• **EXERCISE TASK**
Transcribe all of the data exactly. Omit the pictures.

• **MATERIAL**

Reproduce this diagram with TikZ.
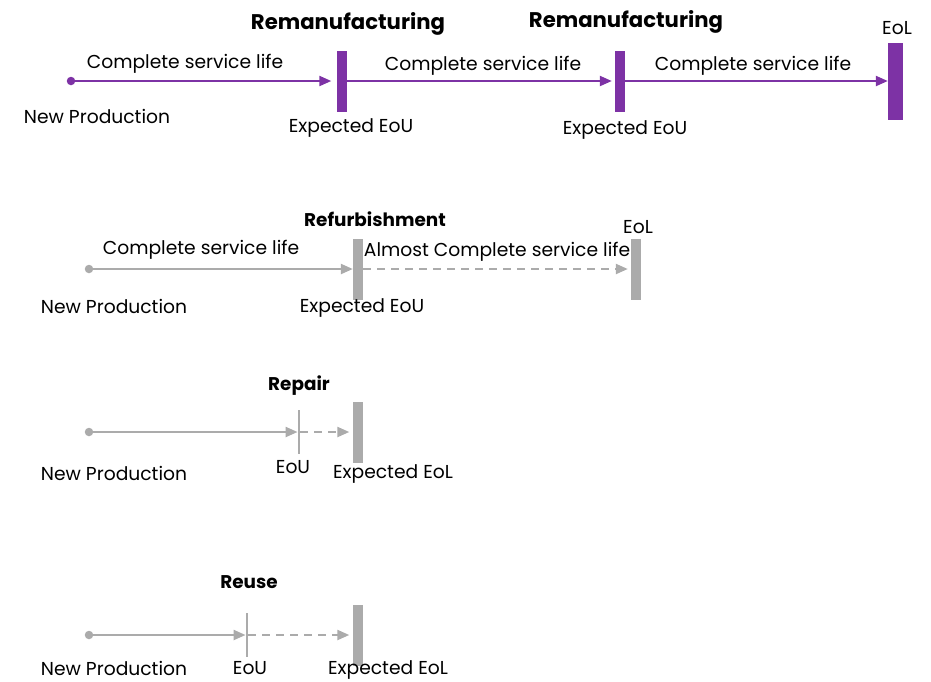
\documentclass[tikz,border=0pt]{standalone}
\usepackage{fontspec}
\setmainfont{Poppins}
\usetikzlibrary{arrows.meta}
\definecolor{pur}{RGB}{125,50,165}
\definecolor{gr}{RGB}{171,171,171}
\begin{document}
\begin{tikzpicture}[x=1pt,y=-1pt,
  lbl/.style={font=\fontsize{18.7}{22}\selectfont, inner sep=0pt, text=black, yshift=-2pt},
  ttl/.style={font=\fontsize{21.2}{24}\selectfont\bfseries, inner sep=0pt, yshift=-2pt},
  sttl/.style={font=\fontsize{18.4}{22}\selectfont\bfseries, inner sep=0pt, yshift=-1.5pt},
  pbar/.style={rectangle, fill=pur, draw=none, inner sep=0pt, minimum width=10pt, minimum height=61pt},
  gbar/.style={rectangle, fill=gr, draw=none, inner sep=0pt, minimum width=10pt, minimum height=61pt},
  gtick/.style={rectangle, fill=gr, draw=none, inner sep=0pt, minimum width=2.5pt, minimum height=44pt},
  pdot/.style={circle, fill=pur, draw=none, inner sep=0pt, minimum size=8.5pt},
  gdot/.style={circle, fill=gr, draw=none, inner sep=0pt, minimum size=8.5pt},
  parr/.style={draw=pur, line width=2.2pt, -{Triangle[length=12pt,width=10pt]}},
  garr/.style={draw=gr, line width=2.2pt, -{Triangle[length=12pt,width=10pt]}},
  gdash/.style={garr, dash pattern=on 8pt off 6pt}]
\useasboundingbox (0,0) rectangle (931,681);

% Row 1: Remanufacturing
\node[pdot] (d1) at (71,81) {};
\node[pbar] (b1a) at (341.5,81) {};
\node[pbar] (b1b) at (620,81) {};
\node[pbar, minimum width=15pt, minimum height=77pt] (b1c) at (895.5,81) {};
\draw[parr, shorten >=5pt] (d1.center) -- (b1a.west);
\draw[parr, shorten >=3pt] (b1a.east) -- (b1b.west);
\draw[parr] (b1b.east) -- (b1c.west);
\node[lbl] (l1a) at (185,62) {Complete service life};
\node[lbl] (l1b) at (483,64) {Complete service life};
\node[lbl] (l1c) at (753,64) {Complete service life};
\node[lbl] (np1) at (97,114) {New Production};
\node[lbl] (e1a) at (351,126) {Expected EoU};
\node[lbl] (e1b) at (625,128) {Expected EoU};
\node[ttl] (t1a) at (348,22) {Remanufacturing};
\node[ttl] (t1b) at (626,20) {Remanufacturing};
\node[lbl] (eol1) at (897,26) {EoL};

% Row 2: Refurbishment
\node[gdot] (d2) at (89,269) {};
\node[gbar] (b2a) at (358,269) {};
\node[gbar] (b2b) at (636,269) {};
\draw[garr] (d2.center) -- (b2a.west);
\draw[gdash, shorten >=3pt] (b2a.east) -- (b2b.west);
\node[sttl] (t2) at (375,218) {Refurbishment};
\node[lbl] (l2a) at (201,248) {Complete service life};
\node[lbl] (l2b) at (497,250) {Almost Complete service life};
\node[lbl] (eol2) at (638,225) {EoL};
\node[lbl] (np2) at (114,304) {New Production};
\node[lbl] (e2) at (362,306) {Expected EoU};

% Row 3: Repair
\node[gdot] (d3) at (89,432) {};
\node[gtick] (k3) at (299,432) {};
\node[gbar] (b3) at (357.5,432) {};
\draw[garr] (d3.center) -- (k3.west);
\draw[gdash, shorten >=3pt] (k3.east) -- (b3.west);
\node[sttl] (t3) at (299,384) {Repair};
\node[lbl] (np3) at (114,471) {New Production};
\node[lbl] (eou3) at (293,465) {EoU};
\node[lbl] (e3) at (393,472) {Expected EoL};

% Row 4: Reuse
\node[gdot] (d4) at (89,635) {};
\node[gtick] (k4) at (247,635) {};
\node[gbar] (b4) at (357.5,635) {};
\draw[garr] (d4.center) -- (k4.west);
\draw[gdash, shorten >=3pt] (k4.east) -- (b4.west);
\node[sttl] (t4) at (249,581) {Reuse};
\node[lbl] (np4) at (114,666.5) {New Production};
\node[lbl] (eou4) at (250,666.5) {EoU};
\node[lbl] (e4) at (388,667.5) {Expected EoL};
\end{tikzpicture}
\end{document}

• **SOLUTION TO THIS EXERCISE**
Reproduce this diagram with TikZ.
\documentclass[tikz,border=0pt]{standalone}
\usepackage{fontspec}
\setmainfont{Poppins}
\usetikzlibrary{arrows.meta}
\definecolor{pur}{RGB}{125,50,165}
\definecolor{gr}{RGB}{171,171,171}
\begin{document}
\begin{tikzpicture}[x=1pt,y=-1pt,
  lbl/.style={font=\fontsize{18.7}{22}\selectfont, inner sep=0pt, text=black, yshift=-2pt},
  ttl/.style={font=\fontsize{21.2}{24}\selectfont\bfseries, inner sep=0pt, yshift=-2pt},
  sttl/.style={font=\fontsize{18.4}{22}\selectfont\bfseries, inner sep=0pt, yshift=-1.5pt},
  pbar/.style={rectangle, fill=pur, draw=none, inner sep=0pt, minimum width=10pt, minimum height=61pt},
  gbar/.style={rectangle, fill=gr, draw=none, inner sep=0pt, minimum width=10pt, minimum height=61pt},
  gtick/.style={rectangle, fill=gr, draw=none, inner sep=0pt, minimum width=2.5pt, minimum height=44pt},
  pdot/.style={circle, fill=pur, draw=none, inner sep=0pt, minimum size=8.5pt},
  gdot/.style={circle, fill=gr, draw=none, inner sep=0pt, minimum size=8.5pt},
  parr/.style={draw=pur, line width=2.2pt, -{Triangle[length=12pt,width=10pt]}},
  garr/.style={draw=gr, line width=2.2pt, -{Triangle[length=12pt,width=10pt]}},
  gdash/.style={garr, dash pattern=on 8pt off 6pt}]
\useasboundingbox (0,0) rectangle (931,681);

% Row 1: Remanufacturing
\node[pdot] (d1) at (71,81) {};
\node[pbar] (b1a) at (341.5,81) {};
\node[pbar] (b1b) at (620,81) {};
\node[pbar, minimum width=15pt, minimum height=77pt] (b1c) at (895.5,81) {};
\draw[parr, shorten >=5pt] (d1.center) -- (b1a.west);
\draw[parr, shorten >=3pt] (b1a.east) -- (b1b.west);
\draw[parr] (b1b.east) -- (b1c.west);
\node[lbl] (l1a) at (185,62) {Complete service life};
\node[lbl] (l1b) at (483,64) {Complete service life};
\node[lbl] (l1c) at (753,64) {Complete service life};
\node[lbl] (np1) at (97,114) {New Production};
\node[lbl] (e1a) at (351,126) {Expected EoU};
\node[lbl] (e1b) at (625,128) {Expected EoU};
\node[ttl] (t1a) at (348,22) {Remanufacturing};
\node[ttl] (t1b) at (626,20) {Remanufacturing};
\node[lbl] (eol1) at (897,26) {EoL};

% Row 2: Refurbishment
\node[gdot] (d2) at (89,269) {};
\node[gbar] (b2a) at (358,269) {};
\node[gbar] (b2b) at (636,269) {};
\draw[garr] (d2.center) -- (b2a.west);
\draw[gdash, shorten >=3pt] (b2a.east) -- (b2b.west);
\node[sttl] (t2) at (375,218) {Refurbishment};
\node[lbl] (l2a) at (201,248) {Complete service life};
\node[lbl] (l2b) at (497,250) {Almost Complete service life};
\node[lbl] (eol2) at (638,225) {EoL};
\node[lbl] (np2) at (114,304) {New Production};
\node[lbl] (e2) at (362,306) {Expected EoU};

% Row 3: Repair
\node[gdot] (d3) at (89,432) {};
\node[gtick] (k3) at (299,432) {};
\node[gbar] (b3) at (357.5,432) {};
\draw[garr] (d3.center) -- (k3.west);
\draw[gdash, shorten >=3pt] (k3.east) -- (b3.west);
\node[sttl] (t3) at (299,384) {Repair};
\node[lbl] (np3) at (114,471) {New Production};
\node[lbl] (eou3) at (293,465) {EoU};
\node[lbl] (e3) at (393,472) {Expected EoL};

% Row 4: Reuse
\node[gdot] (d4) at (89,635) {};
\node[gtick] (k4) at (247,635) {};
\node[gbar] (b4) at (357.5,635) {};
\draw[garr] (d4.center) -- (k4.west);
\draw[gdash, shorten >=3pt] (k4.east) -- (b4.west);
\node[sttl] (t4) at (249,581) {Reuse};
\node[lbl] (np4) at (114,666.5) {New Production};
\node[lbl] (eou4) at (250,666.5) {EoU};
\node[lbl] (e4) at (388,667.5) {Expected EoL};
\end{tikzpicture}
\end{document}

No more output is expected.